Good, I will try it. But bsize is block size, right?? And if memory servers me correct, I use 4kb blocks, not 1. So should I change 1024 to 4192?

----------

## qnx

And one more thing. You say that "count is size of data to be copied". Does that mean that dd will (in this case) only copy first kilobyte on the /dev/hdX ?

BTW, Thanks a lot for this suggestion =)

----------

## qnx

OK. First of all, of=/dev/hdaX and not /mnt/something cause if you use /mnt dd will say that /mnt/xxx is a directory. 

Secondly, I think that without count=XX it will copy everything, right?

----------

## hhaamu

 *qnx wrote:*   

> OK. First of all, of=/dev/hdaX and not /mnt/something cause if you use /mnt dd will say that /mnt/xxx is a directory.

 

You point dd to a file (even a non-existant will do), not to a directory. In marshall_j's example a file named "datalocation" will be created in the /mnt directory. In that file, you will find the raw data that you may be able to recover.

 *qnx wrote:*   

> Secondly, I think that without count=XX it will copy everything, right?

 

Correct. marshall_j's example copies 1024 1k blocks from /dev/hda, so it will copy a total of 1 meg of data from the start of the hda (no specific partition, just the whole hard disk, including the partition table).

 *qnx wrote:*   

> So should I change 1024 to 4192?

 

No. The blocksize argument doesn't matter very much, just makes it faster when copying.

----------

## BradN

Here's what I would try... boot off a cd and mount one of your other partitions just to get some temporary space.
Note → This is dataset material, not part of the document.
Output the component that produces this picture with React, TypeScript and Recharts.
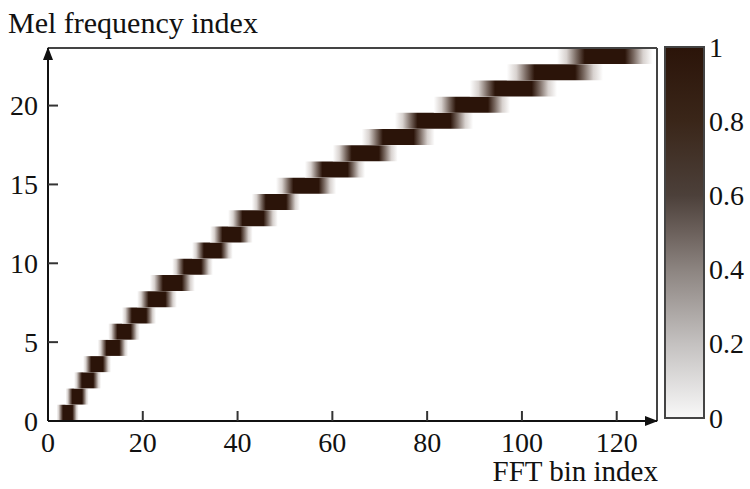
import React from 'react';
import { BarChart, Bar, ComposedChart, XAxis, YAxis, ReferenceLine, ReferenceDot } from 'recharts';

// Mel filter rows (filter index, bottom to top)
const melRows = [0, 1, 2, 3, 4, 5, 6, 7, 8, 9, 10, 11, 12, 13, 14, 15, 16, 17, 18, 19, 20, 21, 22];
// FFT bin where each filter's response starts / ends
const filterStart = [1.8, 3.7, 5.5, 7.4, 10.5, 12.7, 15.6, 18.8, 21.5, 26.2, 30.4, 34.2, 38.0, 43.0, 48.1, 54.2, 60.1, 66.2, 73.2, 81.4, 89.0, 96.8, 107.4];
const filterEnd = [6.5, 8.6, 11.2, 13.3, 16.9, 19.4, 22.8, 27.2, 31.0, 34.8, 39.0, 43.2, 48.5, 53.2, 60.8, 66.9, 73.8, 81.6, 89.7, 97.5, 107.4, 117.1, 127.6];

const xTicks = [0, 20, 40, 60, 80, 100, 120];
const yTicks = [0, 5, 10, 15, 20];
const xMax = 128.5;
const yMax = 23.65;
const colorTicks = [0, 0.2, 0.4, 0.6, 0.8, 1];
const colorTickLabels = ['0', '0.2', '0.4', '0.6', '0.8', '1'];

const rowData = melRows.map((r, i) => ({ row: r, span: [filterStart[i], filterEnd[i]] }));
const colorData = [{ name: 'scale', v: 1 }];

const FONT = 'Liberation Serif, Times New Roman, serif';
const TXT = '#111';
const TICK_FS = 28;

const YTick = (props: any) => {
  const { x, y, payload } = props;
  return (
    <g>
      {payload.value !== 0 && <line x1={x + 10} y1={y} x2={x + 20} y2={y} stroke="#333" strokeWidth={2} />}
      <text x={x} y={y} textAnchor="end" dominantBaseline="central" fontFamily={FONT} fontSize={TICK_FS} fill={TXT}>
        {payload.value}
      </text>
    </g>
  );
};

const XTick = (props: any) => {
  const { x, y, payload } = props;
  return (
    <g>
      {payload.value !== 0 && <line x1={x} y1={y - 21} x2={x} y2={y - 31} stroke="#333" strokeWidth={2} />}
      <text x={x} y={y} textAnchor="middle" dominantBaseline="central" fontFamily={FONT} fontSize={TICK_FS} fill={TXT}>
        {payload.value}
      </text>
    </g>
  );
};

const CTick = (props: any) => {
  const { x, y, payload } = props;
  const idx = colorTicks.indexOf(payload.value);
  return (
    <text x={x} y={y} textAnchor="start" dominantBaseline="central" fontFamily={FONT} fontSize={TICK_FS} fill={TXT}>
      {idx >= 0 ? colorTickLabels[idx] : payload.value}
    </text>
  );
};

const UpArrow = (p: any) => <path d={`M${p.cx},${p.cy - 1} L${p.cx - 5},${p.cy + 12} L${p.cx + 5},${p.cy + 12} Z`} fill="#111" />;
const RightArrow = (p: any) => <path d={`M${p.cx + 1},${p.cy} L${p.cx - 12},${p.cy - 5} L${p.cx - 12},${p.cy + 5} Z`} fill="#111" />;

export default function App() {
  return (
    <div style={{ position: 'relative', width: 750, height: 489, background: '#fff' }}>
      <style>{'body{margin:0;background:#fff}'}</style>
      {/* filter bank rows */}
      <div style={{ position: 'absolute', left: 0, top: 0 }}>
        <BarChart
          width={750}
          height={489}
          data={rowData}
          layout="vertical"
          margin={{ top: 48, right: 93, bottom: 68, left: 48 }}
          barCategoryGap={0}
          barGap={0}
        >
          <defs>
            <linearGradient id="filt" x1="0" y1="0" x2="1" y2="0">
              <stop offset="0" stopColor="#ffffff" />
              <stop offset="0.1" stopColor="#d8d2cf" />
              <stop offset="0.2" stopColor="#7a6a62" />
              <stop offset="0.29" stopColor="#2b1409" />
              <stop offset="0.71" stopColor="#2b1409" />
              <stop offset="0.8" stopColor="#7a6a62" />
              <stop offset="0.9" stopColor="#d8d2cf" />
              <stop offset="1" stopColor="#ffffff" />
            </linearGradient>
          </defs>
          <XAxis type="number" domain={[0, xMax]} allowDataOverflow hide />
          <YAxis type="category" dataKey="row" hide reversed />
          <Bar dataKey="span" fill="url(#filt)" isAnimationActive={false} />
        </BarChart>
      </div>
      {/* axes, frame and arrows */}
      <div style={{ position: 'absolute', left: 0, top: 0 }}>
        <ComposedChart width={750} height={489} data={[]} margin={{ top: 48, right: 93, bottom: 0, left: 0 }}>
          <XAxis
            type="number"
            dataKey="x"
            domain={[0, xMax]}
            allowDataOverflow
            ticks={xTicks}
            height={68}
            tickSize={0}
            tickMargin={21}
            tickLine={false}
            axisLine={{ stroke: '#111', strokeWidth: 2 }}
            tick={<XTick />}
            interval={0}
          />
          <YAxis
            type="number"
            dataKey="y"
            domain={[0, yMax]}
            allowDataOverflow
            ticks={yTicks}
            width={48}
            tickSize={0}
            tickMargin={10}
            tickLine={false}
            axisLine={{ stroke: '#111', strokeWidth: 2 }}
            tick={<YTick />}
            interval={0}
          />
          <ReferenceLine y={yMax} stroke="#444" strokeWidth={2} ifOverflow="visible" />
          <ReferenceLine x={xMax} stroke="#444" strokeWidth={2} ifOverflow="visible" />
          <ReferenceDot x={0} y={yMax} ifOverflow="visible" shape={<UpArrow />} />
          <ReferenceDot x={xMax} y={0} ifOverflow="visible" shape={<RightArrow />} />
        </ComposedChart>
      </div>
      {/* colour bar */}
      <div style={{ position: 'absolute', left: 650, top: 0 }}>
        <BarChart
          width={100}
          height={489}
          data={colorData}
          margin={{ top: 47, right: 0, bottom: 71, left: 15 }}
          barCategoryGap={0}
        >
          <defs>
            <linearGradient id="cbar" x1="0" y1="1" x2="0" y2="0">
              <stop offset="0" stopColor="#f8f8f8" />
              <stop offset="0.2" stopColor="#c4c1c0" />
              <stop offset="0.4" stopColor="#8c8480" />
              <stop offset="0.5" stopColor="#6c615c" />
              <stop offset="0.6" stopColor="#4c403a" />
              <stop offset="0.8" stopColor="#3a2619" />
              <stop offset="1" stopColor="#2b1409" />
            </linearGradient>
          </defs>
          <XAxis dataKey="name" type="category" hide />
          <YAxis
            orientation="right"
            type="number"
            domain={[0, 1]}
            ticks={colorTicks}
            width={46}
            tickSize={0}
            tickMargin={5}
            tickLine={false}
            axisLine={false}
            tick={<CTick />}
            interval={0}
          />
          <Bar dataKey="v" fill="url(#cbar)" stroke="#444" strokeWidth={2} isAnimationActive={false} />
        </BarChart>
      </div>
      <svg width={750} height={489} style={{ position: 'absolute', left: 0, top: 0, pointerEvents: 'none' }}>
        <text x={8} y={33} fontFamily={FONT} fontSize={30} fill={TXT}>Mel frequency index</text>
        <text x={658} y={481} textAnchor="end" fontFamily={FONT} fontSize={29} fill={TXT}>FFT bin index</text>
      </svg>
    </div>
  );
}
dd if=/dev/damagedpartition of=/mnt/otherpartition/tempfile bs=1024 count=1024 conv=noerror

this will copy the first meg of the partition to the temp file. At this point, check and make sure that the temp file is exactly 1 meg.  I'm not sure if dd skips bad sectors or fills them in with nulls (if it skips them, this won't work right, so STOP now if it's not 1 meg)

Now, reverse if= and of= to reverse the order, and copy the meg back.

Why, you ask?  because when you overwrite the bad sector, the hard drive will allocate a new sector for it.  After that's done, run reiserfsck on the partition, and hopefully it can be fixed.

Also, just to clarify, we want to copy data from the partition, not the actual drive, so it would be if=/dev/hda1 instead of if=/dev/hda if you decide to try this.

good luck

----------

## caenus

I'm currently in a very similar situation and trying to recover some data from a hosed reiser partition. Someone mentioned you can copy certain parts of the bad partition into a temp file and should be able to recover the data from that. Say for example I copied 100mb off the partition into a test file, how would I then recover? Currently I'm trying that read the bad block area into a test file, then write it back so it will reallocate those bad blocks. After it completes, I'll try reiserfsck. Any other recommendations I should do or try? Thanks.

----------